Fanfiction adaptations are still, usually, a way for publishing houses to juice established IP, which rarely incentivizes artistic experimentation or high editorial standards. But fanfiction is also a rare site of voracious creative work without remuneration, resourced by a gruelling books industry that needs to sell its workers a dream. As for readers, fanfiction offers things that many of us enjoy, regardless of our aesthetic tastes: emotional intensity, imaginative power, complex implicit worldbuilding, delayed gratification, love, sex, pain, pleasure. Literary fiction has a nervy relationship to its own pleasures, in case they undermine its capacity to edify and to challenge, though the class-based signifiers literary fiction uses to sever itself from more openly libidinal fiction do not alter the facts. We read fiction, most often, for pleasure.

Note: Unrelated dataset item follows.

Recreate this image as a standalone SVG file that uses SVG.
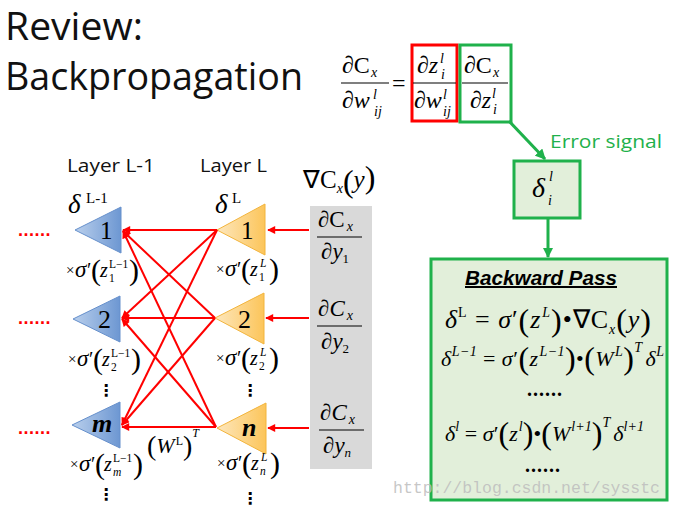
<svg xmlns="http://www.w3.org/2000/svg" width="676" height="509" viewBox="0 0 676 509">
<defs>
  <linearGradient id="gBlue" x1="0" y1="0" x2="1" y2="0">
    <stop offset="0" stop-color="#b9cfec"/><stop offset="1" stop-color="#6d97d2"/>
  </linearGradient>
  <linearGradient id="gOrange" x1="0" y1="0" x2="1" y2="0">
    <stop offset="0" stop-color="#fde7bd"/><stop offset="1" stop-color="#fcc55a"/>
  </linearGradient>
  <marker id="arRed" viewBox="0 0 10 10" refX="9" refY="5" markerWidth="4.5" markerHeight="4" orient="auto" markerUnits="strokeWidth">
    <path d="M0,0 L10,5 L0,10 z" fill="#ff0000"/>
  </marker>
  <marker id="arGreen" viewBox="0 0 10 10" refX="9" refY="5" markerWidth="3.5" markerHeight="3.5" orient="auto" markerUnits="strokeWidth">
    <path d="M0,0 L10,5 L0,10 z" fill="#1fb14b"/>
  </marker>
</defs>
<style>
  .m { font-family: "Liberation Serif", "Times New Roman", serif; fill: #000; }
  .i { font-style: italic; }
  .bp { font-size: 32px; font-style: normal; }
  .sp { font-size: 14px; }
  .ss { font-size: 11px; }
  .sans { font-family: "Open Sans", "Liberation Sans", sans-serif; }
  .blue { fill: url(#gBlue); stroke: #6690cc; stroke-width: 1; }
  .orange { fill: url(#gOrange); stroke: #f2b43c; stroke-width: 1; }
  .red { stroke: #ff0000; stroke-width: 2; fill: none; marker-end: url(#arRed); }
  .green { stroke: #1fb14b; stroke-width: 3; fill: none; marker-end: url(#arGreen); }
  .gbox { fill: #e2efda; stroke: #1fb14b; stroke-width: 3; }
  .fl { stroke: #000; stroke-width: 1.2; }
  .dots { font-family: "Liberation Sans", sans-serif; font-size: 18px; font-weight: bold; fill: #ff0000; letter-spacing: 0.5px; }
  .vd { font-family: "DejaVu Sans", sans-serif; font-size: 16px; font-weight: bold; fill: #000; }
  .lx { font-size: 15px; }
  .lg { font-size: 23px; font-style: italic; }
  .lp { font-size: 20px; }
  .lb { font-size: 30px; }
  .lz { font-size: 20px; font-style: italic; }
  .ls { font-size: 11.5px; }
</style>

<!-- Title -->
<g id="title">
  <text class="sans" x="5" y="40" font-size="38" fill="#111" textLength="138" lengthAdjust="spacingAndGlyphs">Review:</text>
  <text class="sans" x="5" y="90" font-size="38" fill="#111" textLength="298" lengthAdjust="spacingAndGlyphs">Backpropagation</text>
</g>

<!-- Top equation -->
<g id="chain-rule" class="m">
  <text x="342" y="73" font-size="24">∂C<tspan class="i sp" dy="4" dx="1">x</tspan></text>
  <line class="fl" x1="341" y1="83" x2="389" y2="83"/>
  <text x="342" y="108" font-size="24">∂<tspan class="i">w</tspan></text>
  <text class="i sp" x="373" y="99">l</text>
  <text class="i sp" x="374" y="116">ij</text>
  <text x="392" y="91" font-size="24">=</text>
</g>
<g id="red-term" class="m">
  <rect x="412" y="45" width="45" height="76" fill="none" stroke="#ff0000" stroke-width="3"/>
  <text x="417" y="73" font-size="24">∂<tspan class="i">z</tspan></text>
  <text class="i sp" x="440" y="63">l</text>
  <text class="i sp" x="441" y="79">i</text>
  <line class="fl" x1="413" y1="83" x2="456" y2="83"/>
  <text x="414" y="108" font-size="24">∂<tspan class="i">w</tspan></text>
  <text class="i sp" x="443" y="99">l</text>
  <text class="i sp" x="443" y="116">ij</text>
</g>
<g id="green-term" class="m">
  <rect x="460" y="45" width="51" height="77" fill="none" stroke="#1fb14b" stroke-width="3"/>
  <text x="464" y="73" font-size="24">∂C<tspan class="i sp" dy="4" dx="1">x</tspan></text>
  <line class="fl" x1="462" y1="83" x2="508" y2="83"/>
  <text x="470" y="108" font-size="24">∂<tspan class="i">z</tspan></text>
  <text class="i sp" x="492" y="98">l</text>
  <text class="i sp" x="493" y="114">i</text>
</g>

<!-- Error signal -->
<g id="error-signal">
  <text class="sans" x="550" y="148" font-size="18" fill="#1fb14b" textLength="112" lengthAdjust="spacingAndGlyphs">Error signal</text>
  <rect class="gbox" x="514" y="161" width="66" height="57"/>
  <text class="m i" x="532" y="197" font-size="28">δ</text>
  <text class="m i sp" x="549" y="181">l</text>
  <text class="m i sp" x="548" y="205">i</text>
</g>

<!-- Backward pass box -->
<g id="backward-pass">
  <rect class="gbox" x="431" y="259" width="236" height="241"/>
  <text x="465" y="285" font-family="Liberation Sans, sans-serif" font-size="20" font-weight="bold" font-style="italic" text-decoration="underline" textLength="152" lengthAdjust="spacingAndGlyphs">Backward Pass</text>
  <text class="m" x="445" y="328" font-size="26" textLength="206" lengthAdjust="spacing"><tspan class="i">δ</tspan><tspan class="sp" dy="-11">L</tspan><tspan dy="11"> = </tspan><tspan class="i">σ</tspan>′<tspan class="bp" dy="3">(</tspan><tspan class="i" dy="-3">z</tspan><tspan class="i sp" dy="-11" dx="1">L</tspan><tspan class="bp" dy="14">)</tspan><tspan dy="-3">•∇C</tspan><tspan class="i sp" dy="6">x</tspan><tspan class="bp" dy="-3">(</tspan><tspan class="i" dy="-3">y</tspan><tspan class="bp" dy="3">)</tspan></text>
  <text class="m" x="441" y="366" font-size="22" textLength="223" lengthAdjust="spacing"><tspan class="i">δ</tspan><tspan class="i sp" dy="-10">L−1</tspan><tspan dy="10"> = </tspan><tspan class="i">σ</tspan>′<tspan class="bp" dy="3">(</tspan><tspan class="i" dy="-3">z</tspan><tspan class="i sp" dy="-10" dx="1">L−1</tspan><tspan class="bp" dy="13">)</tspan><tspan dy="-3">•</tspan><tspan class="bp" dy="3">(</tspan><tspan class="i" dy="-3">W</tspan><tspan class="i sp" dy="-10" dx="1">L</tspan><tspan class="bp" dy="13">)</tspan><tspan class="i sp" dy="-17">T</tspan><tspan class="i" dy="14" dx="3">δ</tspan><tspan class="i sp" dy="-10">L</tspan></text>
  <text class="m" x="527" y="396" font-size="20" font-weight="bold" letter-spacing="1">......</text>
  <text class="m" x="445" y="441" font-size="22" textLength="199" lengthAdjust="spacing"><tspan class="i">δ</tspan><tspan class="i sp" dy="-10">l</tspan><tspan dy="10"> = </tspan><tspan class="i">σ</tspan>′<tspan class="bp" dy="3">(</tspan><tspan class="i" dy="-3">z</tspan><tspan class="i sp" dy="-10" dx="1">l</tspan><tspan class="bp" dy="13">)</tspan><tspan dy="-3">•</tspan><tspan class="bp" dy="3">(</tspan><tspan class="i" dy="-3">W</tspan><tspan class="i sp" dy="-10" dx="1">l+1</tspan><tspan class="bp" dy="13">)</tspan><tspan class="i sp" dy="-17">T</tspan><tspan class="i" dy="14" dx="3">δ</tspan><tspan class="i sp" dy="-10">l+1</tspan></text>
  <text class="m" x="525" y="472" font-size="20" font-weight="bold" letter-spacing="1">......</text>
</g>

<!-- Layer labels -->
<g id="layer-labels">
  <text class="sans" x="67" y="172" font-size="18" fill="#111" textLength="88" lengthAdjust="spacingAndGlyphs">Layer L-1</text>
  <text class="sans" x="200" y="172" font-size="18" fill="#111" textLength="67" lengthAdjust="spacingAndGlyphs">Layer L</text>
  <text class="m i" x="68" y="213" font-size="27">δ</text>
  <text class="m" x="86" y="203" font-size="15">L-1</text>
  <text class="m i" x="215" y="213" font-size="27">δ</text>
  <text class="m" x="232" y="203" font-size="15">L</text>
</g>

<!-- Gradient column -->
<g id="gradient-column">
  <text class="m" x="303" y="188" font-size="25">∇C<tspan class="i sp" dy="5">x</tspan><tspan class="bp" dy="-1">(</tspan><tspan class="i" dy="-4">y</tspan><tspan class="bp" dy="0">)</tspan></text>
  <rect x="310" y="206" width="62" height="263" fill="#d9d9d9"/>
  <text class="m" x="318" y="227" font-size="23">∂C<tspan class="i" dy="4" dx="2" font-size="14">x</tspan></text>
  <line class="fl" x1="317" y1="237" x2="362" y2="237"/>
  <text class="m" x="321" y="259" font-size="23">∂<tspan class="i">y</tspan><tspan dy="4" font-size="13">1</tspan></text>
  <text class="m" x="318" y="316" font-size="23">∂<tspan class="i">C</tspan><tspan class="i" dy="4" dx="2" font-size="14">x</tspan></text>
  <line class="fl" x1="317" y1="326" x2="362" y2="326"/>
  <text class="m" x="321" y="349" font-size="23">∂<tspan class="i">y</tspan><tspan dy="4" font-size="13">2</tspan></text>
  <text class="m" x="320" y="420" font-size="23">∂<tspan class="i">C</tspan><tspan class="i" dy="4" dx="2" font-size="14">x</tspan></text>
  <line class="fl" x1="319" y1="430" x2="364" y2="430"/>
  <text class="m" x="323" y="453" font-size="23">∂<tspan class="i">y</tspan><tspan class="i" dy="4" font-size="13">n</tspan></text>
</g>

<!-- Blue nodes (layer L-1) -->
<g id="node-b1">
  <polygon class="blue" points="75,230 121,207 121,253"/>
  <text class="m" x="100" y="239" font-size="25">1</text>
  <text class="dots" x="18" y="236">......</text>
  <g transform="translate(66,277)" class="m">
    <text class="lx" x="0" y="-2">×</text>
    <text class="lg" x="9" y="0">σ</text>
    <text class="lp" x="21" y="0">′</text>
    <text class="lb" x="25" y="3">(</text>
    <text class="lz" x="34" y="0">z</text>
    <text class="ls" x="43" y="-9">L−1</text>
    <text class="ls" x="43" y="5">1</text>
    <text class="lb" x="63" y="3">)</text>
  </g>
</g>
<g id="node-b2">
  <polygon class="blue" points="73,319 120,296 120,342"/>
  <text class="m" x="98" y="328" font-size="26">2</text>
  <text class="dots" x="18" y="324">......</text>
  <g transform="translate(68,366)" class="m">
    <text class="lx" x="0" y="-2">×</text>
    <text class="lg" x="9" y="0">σ</text>
    <text class="lp" x="21" y="0">′</text>
    <text class="lb" x="25" y="3">(</text>
    <text class="lz" x="34" y="0">z</text>
    <text class="ls" x="43" y="-9">L−1</text>
    <text class="ls" x="43" y="5">2</text>
    <text class="lb" x="63" y="3">)</text>
  </g>
  <text class="vd" x="98" y="396">⋮</text>
</g>
<g id="node-bm">
  <polygon class="blue" points="72,425 120,402 120,448"/>
  <text class="m i" x="92" y="432" font-size="26" font-weight="bold">m</text>
  <text class="dots" x="18" y="434">......</text>
  <g transform="translate(70,471)" class="m">
    <text class="lx" x="0" y="-2">×</text>
    <text class="lg" x="9" y="0">σ</text>
    <text class="lp" x="21" y="0">′</text>
    <text class="lb" x="25" y="3">(</text>
    <text class="lz" x="34" y="0">z</text>
    <text class="ls" x="43" y="-9">L−1</text>
    <text class="ls i" x="43" y="5">m</text>
    <text class="lb" x="63" y="3">)</text>
  </g>
  <text class="vd" x="98" y="500">⋮</text>
  <text class="m" x="147" y="453" font-size="22"><tspan font-size="28" dy="2">(</tspan><tspan class="i" dy="-2">W</tspan><tspan font-size="12" dy="-8" dx="1">L</tspan><tspan font-size="28" dy="10">)</tspan><tspan class="i" font-size="12" dy="-18">T</tspan></text>
</g>

<!-- Orange nodes (layer L) -->
<g id="node-o1">
  <polygon class="orange" points="217,230 265,204 265,255"/>
  <text class="m" x="241" y="239" font-size="25">1</text>
  <g transform="translate(216,276)" class="m">
    <text class="lx" x="0" y="-2">×</text>
    <text class="lg" x="9" y="0">σ</text>
    <text class="lp" x="21" y="0">′</text>
    <text class="lb" x="25" y="3">(</text>
    <text class="lz" x="34" y="0">z</text>
    <text class="ls i" x="44" y="-9">L</text>
    <text class="ls" x="43" y="5">1</text>
    <text class="lb" x="53" y="3">)</text>
  </g>
</g>
<g id="node-o2">
  <polygon class="orange" points="215,318 264,293 264,344"/>
  <text class="m" x="238" y="328" font-size="26">2</text>
  <g transform="translate(216,365)" class="m">
    <text class="lx" x="0" y="-2">×</text>
    <text class="lg" x="9" y="0">σ</text>
    <text class="lp" x="21" y="0">′</text>
    <text class="lb" x="25" y="3">(</text>
    <text class="lz" x="34" y="0">z</text>
    <text class="ls i" x="44" y="-9">L</text>
    <text class="ls" x="43" y="5">2</text>
    <text class="lb" x="53" y="3">)</text>
  </g>
  <text class="vd" x="242" y="396">⋮</text>
</g>
<g id="node-on">
  <polygon class="orange" points="217,428 266,403 266,454"/>
  <text class="m i" x="242" y="436" font-size="26" font-weight="bold">n</text>
  <g transform="translate(217,470)" class="m">
    <text class="lx" x="0" y="-2">×</text>
    <text class="lg" x="9" y="0">σ</text>
    <text class="lp" x="21" y="0">′</text>
    <text class="lb" x="25" y="3">(</text>
    <text class="lz" x="34" y="0">z</text>
    <text class="ls i" x="44" y="-9">L</text>
    <text class="ls i" x="43" y="5">n</text>
    <text class="lb" x="53" y="3">)</text>
  </g>
  <text class="vd" x="242" y="504">⋮</text>
</g>

<!-- Connectors -->
<g id="connectors">
  <line class="red" x1="217" y1="230" x2="123" y2="230"/>
  <line class="red" x1="217" y1="230" x2="122" y2="318"/>
  <line class="red" x1="217" y1="230" x2="122" y2="425"/>
  <line class="red" x1="215" y1="318" x2="123" y2="231"/>
  <line class="red" x1="215" y1="318" x2="122" y2="318"/>
  <line class="red" x1="215" y1="318" x2="122" y2="425"/>
  <line class="red" x1="216" y1="427" x2="123" y2="231"/>
  <line class="red" x1="216" y1="427" x2="122" y2="319"/>
  <line class="red" x1="216" y1="427" x2="122" y2="427"/>
  <line class="red" x1="309" y1="230" x2="268" y2="230"/>
  <line class="red" x1="309" y1="318" x2="266" y2="318"/>
  <line class="red" x1="309" y1="428" x2="268" y2="428"/>
  <line class="green" x1="509" y1="121" x2="545" y2="159"/>
  <line class="green" x1="548" y1="219" x2="548" y2="257"/>
</g>

<!-- Watermark -->
<text x="393" y="493" font-family="Liberation Mono, monospace" font-size="17" fill="#bdbdbd" fill-opacity="0.85" textLength="267" lengthAdjust="spacingAndGlyphs">http://blog.csdn.net/sysstc</text>
</svg>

The most rarefied classics can make you horny; they can be full of adventure, romance, twists, the joys of seriality, of payoff. But the shame of libido is so great that libido is treated as something apart from literary skill, and skill is anyway expensive. We are drowning in novels that, no matter what pleasures they offer, still leave us a little dissatisfied. Meanwhile, every novelist who does write deliriously pleasurable and skilled books arrives like a miraculous accident, and may be so unintelligible to a bifurcated market that it takes years to find them. But when we do find them, we may owe stranger thanks than we know.